Sarcoma
Fue al
final del verano del 83, en el Hospital General de Tijuana. La paciente era una pocha de Los Ángeles, una hommie
de treinta y tantos que parecía de
sesenta, demacrada, carcomida, con manchas rosas en la cara, ardiendo en
fiebre, tan moribunda y en la ruina como tantos de los que cruzan por esa
puerta. La diferencia es que la pocha aterraba a todo el mundo y nadie se le
quería acercar.
Fue la
doctora Remedios Lozada quien la atendió. Aunque estábamos saturados, se le
destinó un cuarto propio que fue aislado
por completo con medidas de seguridad que nunca antes habíamos empleado. No
cualquiera podía entrar y para hacerlo había que cubrirse por completo con un
traje hermético. Se trataba, al parecer, de esa nueva enfermedad tan rara que
estaba matando homosexuales y haitianos en Estados Unidos y aún desconocíamos casi todo de ella. La doctora me eligió como
su asistente en ese arduo proceso.
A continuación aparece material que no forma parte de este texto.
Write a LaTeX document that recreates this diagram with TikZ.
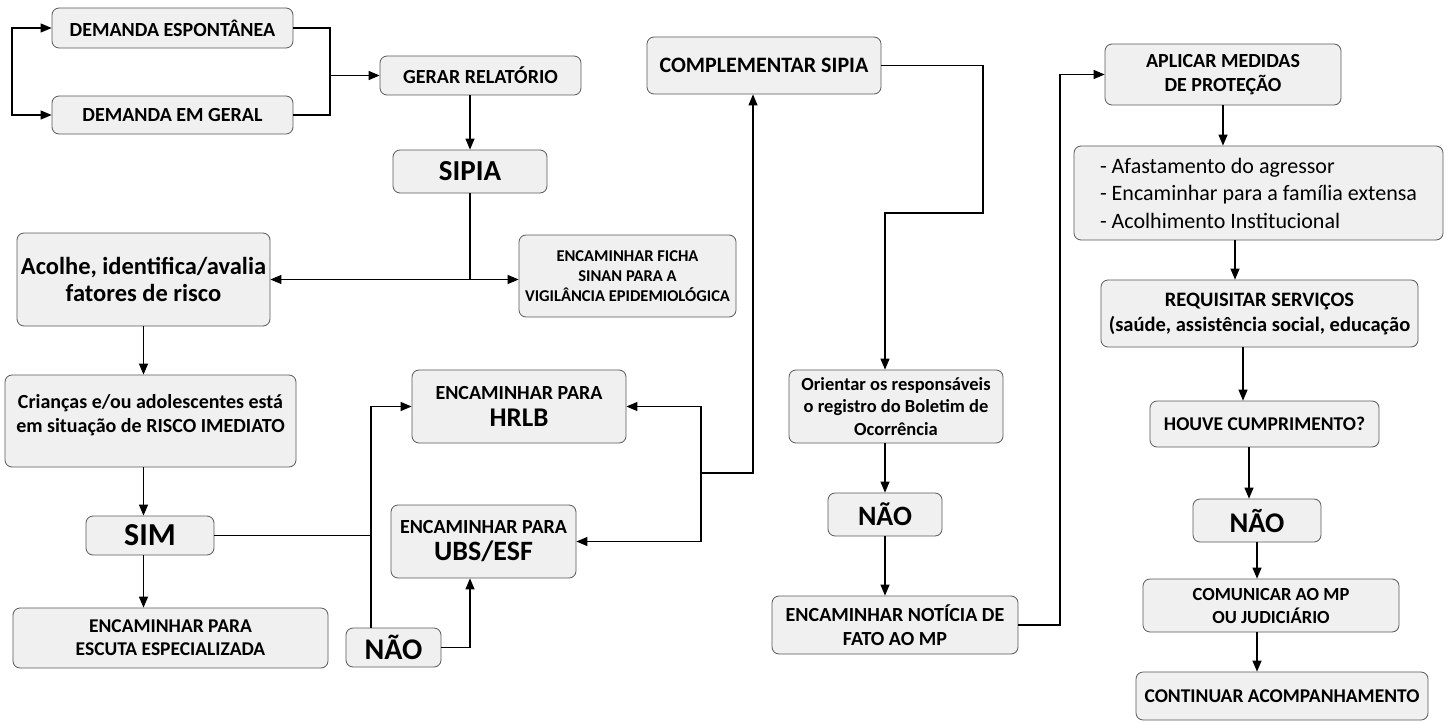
\documentclass[tikz,border=0pt]{standalone}
\usepackage{fontspec}
\setmainfont{Carlito}
\usetikzlibrary{arrows.meta,calc}

\newcommand{\fs}[2]{\fontsize{#1}{#2}\selectfont}

\tikzset{
  box/.style={draw=black!65, fill=black!6, rounded corners=7pt, line width=0.8pt,
    inner sep=0pt, align=center, font=\bfseries\fs{20}{24}},
  conn/.style={line width=1.2pt, black},
  arr/.style={conn, -{Triangle[length=11pt,width=9pt]}},
  dbl/.style={conn, {Triangle[length=11pt,width=9pt]}-{Triangle[length=11pt,width=9pt]}},
  txt/.style={inner sep=0pt, align=center, font=\bfseries\fs{20}{24}},
}

\begin{document}
\begin{tikzpicture}[x=1pt,y=-1pt]
\fill[white] (0,0) rectangle (1455,722);
\useasboundingbox (0,0) rectangle (1455,722);

% ---------- entry column ----------
\node[box, minimum width=241, minimum height=40] (es) at (172.5,28) {DEMANDA ESPONTÂNEA};
\node[box, minimum width=241, minimum height=38] (ge) at (172.5,115) {DEMANDA EM GERAL};
\node[box, minimum width=201, minimum height=39] (gerar) at (480.5,75.5) {GERAR RELATÓRIO};
\node[box, minimum width=154, minimum height=43, font=\bfseries\fs{29}{34}] (sipia) at (470,171.5) {SIPIA};
\node[box, minimum width=253, minimum height=93, font=\bfseries\fs{24.5}{27}] (acolhe) at (143.5,279.5) {Acolhe, identifica/avalia\\fatores de risco};
\node[box, minimum width=217, minimum height=82, font=\bfseries\fs{16.5}{20}] (ficha) at (627.5,276) {ENCAMINHAR FICHA\\SINAN PARA A\\VIGILÂNCIA EPIDEMIOLÓGICA};

% ---------- risk assessment ----------
\node[box, minimum width=291, minimum height=92] (crianca) at (150.5,421) {};
\node[txt] (criancatxt) at (150.5,415) {Crianças e/ou adolescentes está\\em situação de RISCO IMEDIATO};
\node[box, minimum width=128, minimum height=39, font=\bfseries\fs{32}{34}] (sim) at (150,535.5) {SIM};
\node[box, minimum width=315, minimum height=60, font=\bfseries\fs{19.5}{23}] (escuta) at (170.5,638) {ENCAMINHAR PARA\\ESCUTA ESPECIALIZADA};
\node[box, minimum width=214, minimum height=73] (hrlb) at (519,406.5) {ENCAMINHAR PARA\\[3pt]{\fs{27}{30}HRLB}};
\node[box, minimum width=185, minimum height=73] (ubs) at (483.5,541.5) {ENCAMINHAR PARA\\[3pt]{\fs{28}{30}UBS/ESF}};
\node[box, minimum width=95, minimum height=39, font=\bfseries\fs{30}{34}] (nao1) at (393.5,647.5) {NÃO};

% ---------- notification column ----------
\node[box, minimum width=234, minimum height=57, font=\bfseries\fs{22}{26}] (comp) at (764,65.5) {COMPLEMENTAR SIPIA};
\node[box, minimum width=214, minimum height=73, font=\bfseries\fs{18.5}{22.5}] (orient) at (896,406.5) {Orientar os responsáveis\\o registro do Boletim de\\Ocorrência};
\node[box, minimum width=114, minimum height=43, font=\bfseries\fs{28}{32}] (nao2) at (885,514.5) {NÃO};
\node[box, minimum width=246, minimum height=58] (noticia) at (895,625) {ENCAMINHAR NOTÍCIA DE\\FATO AO MP};

% ---------- protection column ----------
\node[box, minimum width=236, minimum height=61] (aplicar) at (1223,74.5) {APLICAR MEDIDAS\\DE PROTEÇÃO};
\node[box, minimum width=369, minimum height=94, align=left, font=\fs{22}{27.5}] (list) at (1258.5,193) {- Afastamento do agressor\\- Encaminhar para a família extensa\\- Acolhimento Institucional};
\node[box, minimum width=317, minimum height=67, font=\bfseries\fs{20.5}{25}] (req) at (1259.5,313.5) {REQUISITAR SERVIÇOS\\(saúde, assistência social, educação};
\node[box, minimum width=229, minimum height=46, font=\bfseries\fs{19.5}{23}] (houve) at (1264.5,424) {HOUVE CUMPRIMENTO?};
\node[box, minimum width=128, minimum height=43, font=\bfseries\fs{28.5}{32}] (nao3) at (1257,520.5) {NÃO};
\node[box, minimum width=256, minimum height=53, font=\bfseries\fs{18.5}{23}] (comunicar) at (1271,605.5) {COMUNICAR AO MP\\OU JUDICIÁRIO};
\node[box, minimum width=292, minimum height=48, font=\bfseries\fs{19.5}{23}] (continuar) at (1282,696) {CONTINUAR ACOMPANHAMENTO};

% ---------- helper x positions for routing ----------
\coordinate (lx) at (12,0);
\coordinate (rx) at (330,0);
\coordinate (vx) at (371,0);
\coordinate (ux) at (470,0);
\coordinate (bx) at (701,0);
\coordinate (cx) at (753,0);
\coordinate (kx) at (983,0);
\coordinate (ky) at (0,213);
\coordinate (by) at (0,473);
\coordinate (ax) at (1060,0);

% ---------- connectors ----------
\draw[dbl] (es.west) -| (lx |- es.west) |- (ge.west);
\draw[conn] (es.east) -| (rx |- gerar.west);
\draw[conn] (ge.east) -| (rx |- gerar.west);
\draw[arr] (rx |- gerar.west) -- (gerar.west);
\draw[arr] (sipia.north |- gerar.south) -- (sipia.north);

\coordinate (sj) at (sipia.south |- acolhe.east);
\draw[conn] (sipia.south) -- (sj);
\draw[arr] (sj) -- (acolhe.east);
\draw[arr] (sj) -- (ficha.west |- sj);

\draw[arr] (acolhe.south) -- (acolhe.south |- crianca.north);
\draw[arr] (acolhe.south |- crianca.south) -- (acolhe.south |- sim.north);
\draw[arr] (acolhe.south |- sim.south) -- (acolhe.south |- escuta.north);

\draw[conn] (sim.east) -- (vx |- sim.east);
\draw[arr] (vx |- nao1.north) |- (hrlb.west);
\draw[arr] (nao1.east) -| (ux |- ubs.south);

\coordinate (bj) at (bx |- by);
\draw[arr] (bj) |- (hrlb.east);
\draw[arr] (bj) |- (ubs.east);
\draw[arr] (bj) -| (cx |- comp.south);

\draw[arr] (comp.east) -| (kx |- ky) -| (nao2.north |- orient.north);
\draw[arr] (nao2.north |- orient.south) -- (nao2.north);
\draw[arr] (nao2.south) -- (nao2.south |- noticia.north);

\draw[arr] (noticia.east) -| (ax |- aplicar.west) -- (aplicar.west);
\draw[arr] (aplicar.south) -- (aplicar.south |- list.north);
\draw[arr] ([xshift=-23.5pt]list.south) -- ([xshift=-23.5pt]list.south |- req.north);
\draw[arr] ([xshift=-16.5pt]req.south) -- ([xshift=-16.5pt]req.south |- houve.north);
\draw[arr] ([xshift=-15.5pt]houve.south) -- ([xshift=-15.5pt]houve.south |- nao3.north);
\draw[arr] (nao3.south) -- (nao3.south |- comunicar.north);
\draw[arr] (nao3.south |- comunicar.south) -- (nao3.south |- continuar.north);
\end{tikzpicture}
\end{document}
Entrábamos a aquel espacio con el cuidado y
el terror de quien manipulará material radioactivo sabiendo que ahí, sobre esa
cama, yacía algo terrible y desconocido para la ciencia, algo oscuro y mórbido
que no alcanzábamos a dimensionar. Aquel era el primer caso registrado en un hospital
mexicano. Tal vez hoy lo hemos acabado por
asumir como algo cotidiano, pero en 1983 aquello en verdad aterraba. Aquel
sarcoma era el rostro de lo que entonces era visto como una plaga apocalíptica.
La paciente murió a las pocas semanas.